GIVEN EXERCISE:
Skip all pictures. Write out the data below from its first line through the line that contains "const mfiArgSigLevels = [6155, 7000, 7785];".

SUPPLIED INFORMATION:
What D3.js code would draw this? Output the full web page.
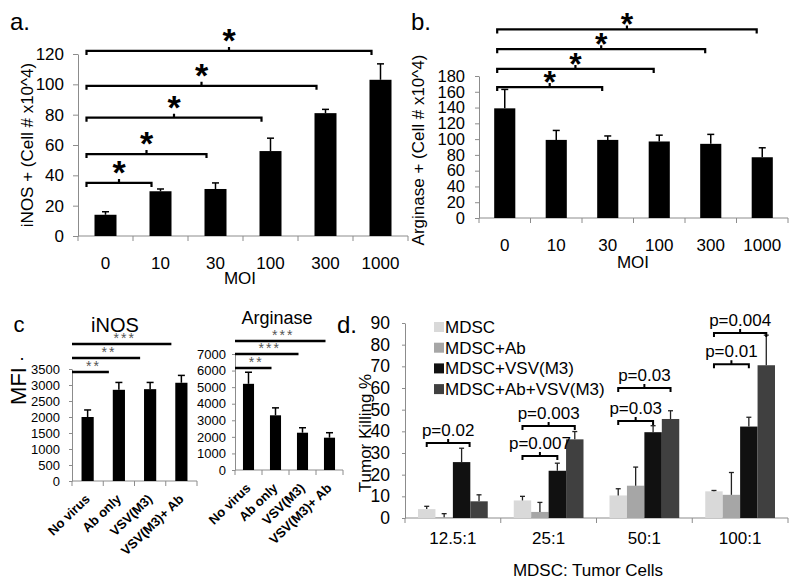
<!DOCTYPE html>
<html><head><meta charset="utf-8">
<script src="https://cdn.jsdelivr.net/npm/d3@7"></script>
<style>body{margin:0;background:#fff} svg{display:block}</style>
</head><body><svg width="800" height="588"></svg>
<script>
// ---------- DATA ----------
const moi = ["0", "10", "30", "100", "300", "1000"];
const inosCells = [14, 29.5, 31, 56, 81, 103];
const inosCellsErr = [2, 1.5, 4, 8.5, 2.5, 10.5];
const inosTicks = [0, 20, 40, 60, 80, 100, 120];
const inosSigTargets = [1, 2, 3, 4, 5];
const inosSigLevels = [35, 54, 78, 99, 122];

const argCells = [139, 99, 99, 97, 94, 77];
const argCellsErr = [24, 12, 5, 8, 12, 12];
const argTicks = [0, 20, 40, 60, 80, 100, 120, 140, 160, 180];
const argSigTargets = [2, 3, 4, 5];
const argSigLevels = [166, 189, 214, 239];

const treatments = ["No virus", "Ab only", "VSV(M3)", "VSV(M3)+ Ab"];
const mfiInos = [2000, 2850, 2870, 3070];
const mfiInosErr = [220, 230, 210, 230];
const mfiInosTicks = [0, 500, 1000, 1500, 2000, 2500, 3000, 3500];
const mfiInosSig = ["**", "**", "***"];
const mfiInosSigTargets = [1, 2, 3];
const mfiInosSigLevels = [3406, 3844, 4281];

const mfiArg = [5200, 3300, 2250, 1950];
const mfiArgErr = [700, 450, 300, 300];
const mfiArgTicks = [0, 1000, 2000, 3000, 4000, 5000, 6000, 7000];
const mfiArgSig = ["**", "***", "***"];
const mfiArgSigTargets = [1, 2, 3];
const mfiArgSigLevels = [6155, 7000, 7785];

const ratios = ["12.5:1", "25:1", "50:1", "100:1"];
const seriesNames = ["MDSC", "MDSC+Ab", "MDSC+VSV(M3)", "MDSC+Ab+VSV(M3)"];
const killMDSC = [4.1, 8.1, 10.4, 12.3];
const killMDSCErr = [1.3, 1.9, 3.1, 0.4];
const killAb = [0.3, 2.8, 14.9, 10.7];
const killAbErr = [1.7, 4.4, 8.6, 10.3];
const killVSV = [25.8, 21.8, 39.6, 42.2];
const killVSVErr = [6.4, 3.5, 3.0, 4.3];
const killAbVSV = [7.7, 36.3, 45.7, 70.5];
const killAbVSVErr = [3.0, 3.6, 3.8, 13.9];
const killTicks = [0, 10, 20, 30, 40, 50, 60, 70, 80, 90];
const seriesColors = ["#d9d9d9", "#a6a6a6", "#111111", "#404040"];
const pGroups = [0, 1, 1, 2, 2, 3, 3];
const pTargets = [2, 2, 3, 2, 3, 2, 3];
const pLevels = [34.6, 28.6, 42.5, 44.8, 60, 71, 85.4];
const pLabels = ["p=0.02", "p=0.007", "p=0.003", "p=0.03", "p=0.03", "p=0.01", "p=0.004"];

// ---------- DRAWING ----------
const FONT = '"Liberation Sans", Arial, sans-serif';
const AX = "#8c8c8c";
const svg = d3.select("svg");

function txt(x, y, s, size, opts = {}) {
  const t = svg.append("text").attr("x", x).attr("y", y).text(s)
    .attr("font-family", FONT).attr("font-size", size).attr("fill", opts.fill || "#000")
    .attr("text-anchor", opts.anchor || "middle");
  if (opts.weight) t.attr("font-weight", opts.weight);
  if (opts.rotate) t.attr("transform", `rotate(${opts.rotate},${x},${y})`);
  if (opts.dy) t.attr("dy", opts.dy);
  if (opts.ls) t.attr("letter-spacing", opts.ls);
  return t;
}

function axes(o, x, y) {
  const g = svg.append("g");
  const ya = g.append("g").attr("transform", `translate(${o.left},0)`)
    .call(d3.axisLeft(y).tickValues(o.ticks).tickFormat(d3.format("d")).tickSize(o.tickSize).tickSizeOuter(0).tickPadding(o.tickPad));
  ya.select(".domain").attr("stroke", AX);
  ya.selectAll(".tick line").attr("stroke", AX);
  ya.selectAll(".tick text").attr("font-size", o.tickFont).attr("fill", "#000").attr("font-family", FONT);
  g.append("line").attr("x1", o.left).attr("x2", o.right).attr("y1", o.bottom).attr("y2", o.bottom).attr("stroke", AX);
  g.selectAll(".xt").data(d3.range(o.cats.length + 1)).join("line")
    .attr("x1", i => o.left + i * x.step()).attr("x2", i => o.left + i * x.step())
    .attr("y1", o.bottom).attr("y2", o.bottom + 5).attr("stroke", AX);
  return g;
}

function barPanel(o) {
  const x = d3.scaleBand().domain(o.cats).range([o.left, o.right]).paddingInner(o.pad).paddingOuter(o.pad / 2);
  const y = d3.scaleLinear().domain([0, o.max]).range([o.bottom, o.top]);
  axes(o, x, y);
  const bw = x.bandwidth();
  const g = svg.append("g");
  g.selectAll("rect").data(o.vals).join("rect")
    .attr("x", (d, i) => x(o.cats[i])).attr("width", bw)
    .attr("y", d => y(d)).attr("height", d => o.bottom - y(d)).attr("fill", "#000");
  o.vals.forEach((v, i) => {
    const cx = x(o.cats[i]) + bw / 2;
    g.append("line").attr("x1", cx).attr("x2", cx).attr("y1", y(v)).attr("y2", y(v + o.errs[i])).attr("stroke", "#000").attr("stroke-width", 1.5);
    g.append("line").attr("x1", cx - 3.5).attr("x2", cx + 3.5).attr("y1", y(v + o.errs[i])).attr("y2", y(v + o.errs[i])).attr("stroke", "#000").attr("stroke-width", 1.5);
  });
  if (o.rotLabels) {
    o.cats.forEach((c, i) => {
      const cx = x(c) + bw / 2 + 3;
      txt(cx, o.bottom + 19, c, 13, { anchor: "end", weight: "bold", rotate: -44 });
    });
  } else {
    o.cats.forEach((c, i) => txt(x(c) + bw / 2, o.labelY, c, o.labelFont));
  }
  return { x, y, bw };
}

function bracket(x1, x2, yy, sw) {
  const p = d3.path();
  p.moveTo(x1, yy + 4); p.lineTo(x1, yy); p.lineTo(x2, yy); p.lineTo(x2, yy + 4);
  const m = (x1 + x2) / 2;
  p.moveTo(m, yy); p.lineTo(m, yy - 4);
  svg.append("path").attr("d", p.toString()).attr("fill", "none").attr("stroke", "#000").attr("stroke-width", sw || 2.2);
}

// Panel a
const pa = barPanel({ cats: moi, vals: inosCells, errs: inosCellsErr, left: 78, right: 408, pad: 0.6,
  bottom: 236, top: 54, max: 120, ticks: inosTicks, tickSize: 5, tickPad: 9, tickFont: 17, labelY: 269, labelFont: 17 });
inosSigTargets.forEach((t, k) => {
  const x1 = pa.x(moi[0]) - 8, x2 = pa.x(moi[t]) + 2, yy = pa.y(inosSigLevels[k]);
  bracket(x1, x2, yy);
  txt((x1 + x2) / 2, yy + 1, "*", 34, { weight: "bold" });
});
txt(240, 284, "MOI", 17);
txt(27, 145, "iNOS + (Cell # x10^4)", 17, { rotate: -90, dy: "0.35em" });
txt(10, 30, "a.", 24, { anchor: "start" });

// Panel b
const pb = barPanel({ cats: moi, vals: argCells, errs: argCellsErr, left: 479, right: 788, pad: 0.59,
  bottom: 218, top: 76, max: 180, ticks: argTicks, tickSize: 4, tickPad: 10, tickFont: 16.5, labelY: 251, labelFont: 17 });
argSigTargets.forEach((t, k) => {
  const x1 = pb.x(moi[0]) + 3, x2 = pb.x(moi[t]) + 5, yy = pb.y(argSigLevels[k]);
  bracket(x1, x2, yy);
  txt((x1 + x2) / 2, yy + 6, "*", 32, { weight: "bold" });
});
txt(633, 268, "MOI", 17);
txt(418, 150, "Arginase + (Cell # x10^4)", 17, { rotate: -90, dy: "0.35em" });
txt(411, 30, "b.", 24, { anchor: "start" });

// Panel c - iNOS
const pc1 = barPanel({ cats: treatments, vals: mfiInos, errs: mfiInosErr, left: 72, right: 197, pad: 0.61,
  bottom: 481, top: 369, max: 3500, ticks: mfiInosTicks, tickSize: 3, tickPad: 9, tickFont: 13, rotLabels: true });
mfiInosSigTargets.forEach((t, k) => {
  const x2 = pc1.x(treatments[t]) + pc1.bw / 2 - 10, yy = pc1.y(mfiInosSigLevels[k]);
  svg.append("line").attr("x1", 72).attr("x2", x2).attr("y1", yy).attr("y2", yy).attr("stroke", "#000").attr("stroke-width", 2.5);
  txt((72 + x2) / 2 + 3, yy - 1, mfiInosSig[k], 14, { fill: "#555", ls: 2 });
});
txt(115, 332, "iNOS", 20);
txt(19, 332, "c", 22);
txt(22, 360, ".", 18);
txt(18, 386, "MFI", 22, { rotate: -90, dy: "0.35em" });

// Panel c - Arginase
const pc2 = barPanel({ cats: treatments, vals: mfiArg, errs: mfiArgErr, left: 235, right: 343, pad: 0.59,
  bottom: 470, top: 354, max: 7000, ticks: mfiArgTicks, tickSize: 3, tickPad: 6, tickFont: 13, rotLabels: true });
mfiArgSigTargets.forEach((t, k) => {
  const x2 = pc2.x(treatments[t]) + pc2.bw / 2 - 4, yy = pc2.y(mfiArgSigLevels[k]);
  svg.append("line").attr("x1", 235).attr("x2", x2).attr("y1", yy).attr("y2", yy).attr("stroke", "#000").attr("stroke-width", 2.5);
  txt((235 + x2) / 2 + 3, yy - 1, mfiArgSig[k], 14, { fill: "#555", ls: 2 });
});
txt(277, 324, "Arginase", 18);

// Panel d
const dOpt = { cats: ratios, left: 405, right: 788, bottom: 518, top: 323, max: 90, ticks: killTicks, tickSize: 3, tickPad: 12, tickFont: 17.5 };
const dx0 = d3.scaleBand().domain(ratios).range([dOpt.left, dOpt.right]);
const dy = d3.scaleLinear().domain([0, 90]).range([dOpt.bottom, dOpt.top]);
axes(dOpt, dx0, dy);
const dx1 = d3.scaleBand().domain(d3.range(4)).range([13, dx0.bandwidth() - 13]);
const killVals = [killMDSC, killAb, killVSV, killAbVSV];
const killErrs = [killMDSCErr, killAbErr, killVSVErr, killAbVSVErr];
killVals.forEach((vals, s) => {
  vals.forEach((v, gi) => {
    const bx = dx0(ratios[gi]) + dx1(s);
    svg.append("rect").attr("x", bx).attr("width", dx1.bandwidth()).attr("y", dy(v)).attr("height", dOpt.bottom - dy(v)).attr("fill", seriesColors[s]);
    const cx = bx + dx1.bandwidth() / 2, ye = dy(v + killErrs[s][gi]);
    svg.append("line").attr("x1", cx).attr("x2", cx).attr("y1", dy(v)).attr("y2", ye).attr("stroke", "#222").attr("stroke-width", 1.3);
    svg.append("line").attr("x1", cx - 2.5).attr("x2", cx + 2.5).attr("y1", ye).attr("y2", ye).attr("stroke", "#222").attr("stroke-width", 1.3);
  });
});
pGroups.forEach((gi, k) => {
  const base = dx0(ratios[gi]);
  const x1 = base + dx1(0) + dx1.bandwidth() / 2;
  const x2 = base + dx1(pTargets[k]) + dx1.bandwidth() / 2 + (k === 0 ? 8 : 0);
  const yy = dy(pLevels[k]);
  bracket(x1, x2, yy, 2);
  txt((x1 + x2) / 2, yy - 7, pLabels[k], 17);
});
ratios.forEach(r => txt(dx0(r) + dx0.bandwidth() / 2, 544, r, 17));
txt(588, 576, "MDSC: Tumor Cells", 17);
txt(365, 433, "Tumor Killing %", 17, { rotate: -90, dy: "0.35em" });
txt(347, 333, "d.", 24);
seriesNames.forEach((n, s) => {
  const yy = 327 + s * 20.7;
  svg.append("rect").attr("x", 434).attr("y", yy - 5).attr("width", 10).attr("height", 10).attr("fill", seriesColors[s]);
  txt(445, yy + 6, n, 17, { anchor: "start" });
});
</script></body></html>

ANSWER:
What D3.js code would draw this? Output the full web page.
<!DOCTYPE html>
<html><head><meta charset="utf-8">
<script src="https://cdn.jsdelivr.net/npm/d3@7"></script>
<style>body{margin:0;background:#fff} svg{display:block}</style>
</head><body><svg width="800" height="588"></svg>
<script>
// ---------- DATA ----------
const moi = ["0", "10", "30", "100", "300", "1000"];
const inosCells = [14, 29.5, 31, 56, 81, 103];
const inosCellsErr = [2, 1.5, 4, 8.5, 2.5, 10.5];
const inosTicks = [0, 20, 40, 60, 80, 100, 120];
const inosSigTargets = [1, 2, 3, 4, 5];
const inosSigLevels = [35, 54, 78, 99, 122];

const argCells = [139, 99, 99, 97, 94, 77];
const argCellsErr = [24, 12, 5, 8, 12, 12];
const argTicks = [0, 20, 40, 60, 80, 100, 120, 140, 160, 180];
const argSigTargets = [2, 3, 4, 5];
const argSigLevels = [166, 189, 214, 239];

const treatments = ["No virus", "Ab only", "VSV(M3)", "VSV(M3)+ Ab"];
const mfiInos = [2000, 2850, 2870, 3070];
const mfiInosErr = [220, 230, 210, 230];
const mfiInosTicks = [0, 500, 1000, 1500, 2000, 2500, 3000, 3500];
const mfiInosSig = ["**", "**", "***"];
const mfiInosSigTargets = [1, 2, 3];
const mfiInosSigLevels = [3406, 3844, 4281];

const mfiArg = [5200, 3300, 2250, 1950];
const mfiArgErr = [700, 450, 300, 300];
const mfiArgTicks = [0, 1000, 2000, 3000, 4000, 5000, 6000, 7000];
const mfiArgSig = ["**", "***", "***"];
const mfiArgSigTargets = [1, 2, 3];
const mfiArgSigLevels = [6155, 7000, 7785];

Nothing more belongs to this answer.